Problem 1 can be a issue on my part as I am yet to check the wait functions and other calls which make the server wait. If you can guide me on that, it will be more than amazing. But the major problem is the part 2 of the problem, since, I have no idea why the server is always receiving nothing from client.
PS: This is an incomplete code and I plan to play a bit more with it, so, if there are some major flaws, please tell me so... :)
PPS: Before you say check other questions similar to this, I went through all the similar questions. For ex: this and this, but this are not relevant.
What is the size of string msg in the server side? It is 0. So the server reads always 0 bytes.
When you want to read to string and you call buffer::asio::buffer string must have some size, for example 10. It means you want to read 10 bytes into msg. You can call msg.resize(10) (before reading operation is initiated), then some data will be read into msg by async_read_some (it could be 1,2 bytes, whatever - it is how async_read_some works, but the maximum read characters is 10).

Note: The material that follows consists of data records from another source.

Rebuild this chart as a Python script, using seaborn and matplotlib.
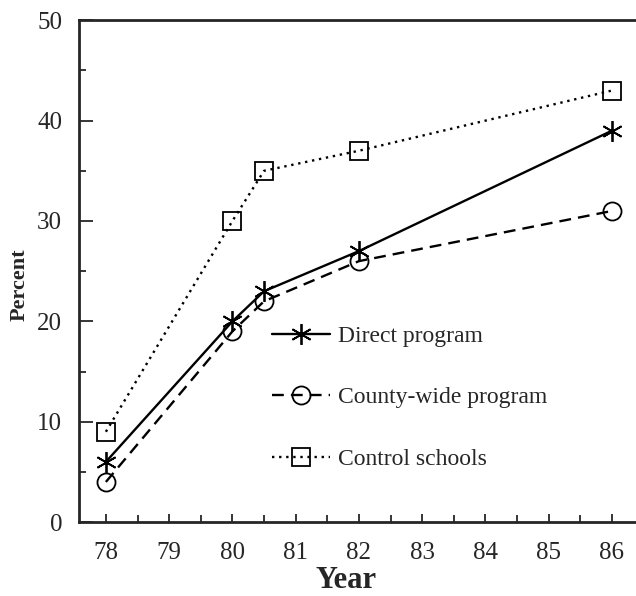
import matplotlib
matplotlib.use("Agg")
import matplotlib.pyplot as plt
import seaborn as sns

# 데이터
years = [78, 80, 80.5, 82, 86]
direct = [6, 20, 23, 27, 39]
county = [4, 19, 22, 26, 31]
control = [9, 30, 35, 37, 43]
labels = ["Direct program", "County-wide program", "Control schools"]

sns.set_style("ticks")
plt.rcParams["font.family"] = ["Liberation Serif", "DejaVu Serif"]

fig = plt.figure(figsize=(6.36, 5.96), dpi=100)
ax = fig.add_axes([0.124, 0.124, 0.876, 0.842])

styles = [
    (direct, "-", (6, 2, 0), 15),
    (county, (0, (5, 3)), "o", 13),
    (control, (0, (1, 2)), "s", 13),
]
for (vals, ls, mk, ms), lab in zip(styles, labels):
    sns.lineplot(x=years, y=vals, ax=ax, color="black", linestyle=ls,
                 linewidth=1.7, marker=mk, markersize=ms, mfc="white",
                 mec="black", mew=1.3, label=lab)
# 마커 안쪽 선이 보이게
for ln in ax.lines:
    ln.set_markerfacecolor("none")

ax.set_xlim(77.573, 86.38)
ax.set_ylim(0, 50)
ax.set_xticks(range(78, 87))
ax.set_xticks([x + 0.5 for x in range(78, 86)], minor=True)
ax.set_yticks(range(0, 51, 10))
ax.set_yticks(range(5, 50, 10), minor=True)
ax.tick_params(axis="both", which="both", direction="in", width=1.3,
               labelsize=18)
ax.tick_params(axis="x", which="major", length=6, pad=14)
ax.tick_params(axis="x", which="minor", length=5)
ax.tick_params(axis="y", which="major", length=10, pad=12)
ax.tick_params(axis="y", which="minor", length=5)

for side in ["left", "bottom", "top"]:
    ax.spines[side].set_linewidth(2)
ax.spines["right"].set_visible(False)

ax.set_xlabel("Year", fontsize=22, fontweight="bold", va="center")
ax.xaxis.set_label_coords(0.479, -0.117)
ax.set_ylabel("Percent", fontsize=16, fontweight="bold", va="center")
ax.yaxis.set_label_coords(-0.106, 0.474)

ax.legend(loc="center left", bbox_to_anchor=(0.33, 0.248), frameon=False,
          fontsize=17, handlelength=2.45, labelspacing=1.69, borderaxespad=0,
          handletextpad=0.35)

plt.savefig("out.png", dpi=100)
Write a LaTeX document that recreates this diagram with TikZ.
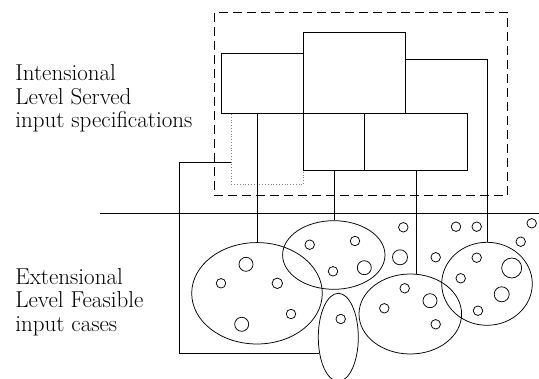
\documentclass[tikz,border=0pt]{standalone}
\usetikzlibrary{shapes.geometric}
\begin{document}
\begin{tikzpicture}[x=1pt,y=-1pt,
  line width=0.75pt,
  box/.style={draw, fill=white, rectangle, inner sep=0pt, anchor=north west},
  dashbox/.style={draw, rectangle, inner sep=0pt, anchor=north west, dash pattern=on 9pt off 5pt},
  dotbox/.style={draw, rectangle, inner sep=0pt, anchor=north west, gray, line width=0.8pt, dash pattern=on 0.8pt off 2pt},
  cluster/.style={draw, ellipse, inner sep=0pt},
  pt/.style={draw, circle, inner sep=0pt, minimum size=#1},
  pt/.default=9.5pt,
  label/.style={anchor=base west, inner sep=0pt, font=\fontsize{23}{26}\selectfont}
]
\useasboundingbox (0,0) rectangle (539,379);

% labels of the two levels
\node[label] (t1) at (15,81) {Intensional};
\node[label] (t2) at (15,104.5) {Level Served};
\node[label] (t3) at (15,128) {input specifications};
\node[label] (t4) at (15,284.3) {Extensional};
\node[label] (t5) at (15,308) {Level Feasible};
\node[label] (t6) at (15,331.7) {input cases};

% separator between the levels
\coordinate (sepL) at (100,213.3);
\coordinate (sepR) at (539,213.3);
\draw (sepL) -- (sepR);

% intensional boxes
\node[dashbox, minimum width=293.3pt, minimum height=182.7pt] (frame) at (214,12.3) {};
\node[dotbox, minimum width=72.3pt, minimum height=70.7pt] (dot) at (231,113.3) {};
\node[box, minimum width=82.3pt, minimum height=60.6pt] (A) at (221,52.7) {};
\node[box, minimum width=101.7pt, minimum height=81.6pt] (B) at (303.3,31.7) {};
\node[box, minimum width=60.7pt, minimum height=56.4pt] (C) at (303.3,113.3) {};
\node[box, minimum width=103.3pt, minimum height=56.4pt] (D) at (364,113.3) {};

% extensional clusters
\node[cluster, minimum width=130.6pt, minimum height=101.4pt] (E1) at (257,293.3) {};
\node[cluster, minimum width=102.4pt, minimum height=68.6pt] (E2) at (333.8,255) {};
\node[cluster, minimum width=40pt, minimum height=88pt] (E3) at (338.3,337.3) {};
\node[cluster, minimum width=102.6pt, minimum height=80pt] (E4) at (410.3,314) {};
\node[cluster, minimum width=90.6pt, minimum height=83pt] (E5) at (487,283.8) {};

% input cases
\node[pt=14pt] (p1) at (246,264.3) {};
\node[pt] (p2) at (221,283.3) {};
\node[pt=10.5pt] (p3) at (277.3,283.3) {};
\node[pt] (p4) at (291,314) {};
\node[pt=14pt] (p5) at (241.7,324.3) {};
\node[pt] (p6) at (309.7,244.7) {};
\node[pt] (p7) at (355,241) {};
\node[pt] (p8) at (333,271.3) {};
\node[pt=14pt] (p9) at (364.3,267.7) {};
\node[pt] (p10) at (340.7,319) {};
\node[pt] (p11) at (404.7,288.3) {};
\node[pt=14pt] (p12) at (430,300.7) {};
\node[pt] (p13) at (384.3,308.3) {};
\node[pt] (p14) at (435.7,324.3) {};
\node[pt] (p15) at (476.7,257.7) {};
\node[pt=20pt] (p16) at (511.7,268) {};
\node[pt] (p17) at (460.7,278.3) {};
\node[pt=15pt] (p18) at (501.7,294.3) {};
\node[pt] (p19) at (478,310.7) {};
\node[pt] (p20) at (403.3,227.3) {};
\node[pt=15pt] (p21) at (400,257.3) {};
\node[pt] (p22) at (456,226.7) {};
\node[pt] (p23) at (476.7,226.7) {};
\node[pt] (p24) at (531.7,223.3) {};
\node[pt] (p25) at (520.7,241.7) {};
\node[pt] (p26) at (435.7,257.3) {};

% links from specifications to cases
\draw (A.south -| E1.north) -- (E1.north);
\draw (C.south) -- (C.south |- E2.north);
\draw (D.south) -- (D.south |- E4.north);
\draw ([yshift=-27.6pt]B.north east) -| (E5.north);
\draw ([yshift=-13pt]dot.west) -- ++(-51.7,0) |- (E3.220);
\end{tikzpicture}
\end{document}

But it is poor solution.
You are sending text, so you may consider using read data into streambuf instead of string, when you don't know how many bytes can come from the client side. Then you can call async_read_until with delimiter - it can be for example new line character.
Another solution is to use dynamic buffer. Where data is appened into string and you don't care about the initial size of string buffer. But dynamic buffer doesn't work with member functions of socket like async_read_some, it could be used with async_read as free function.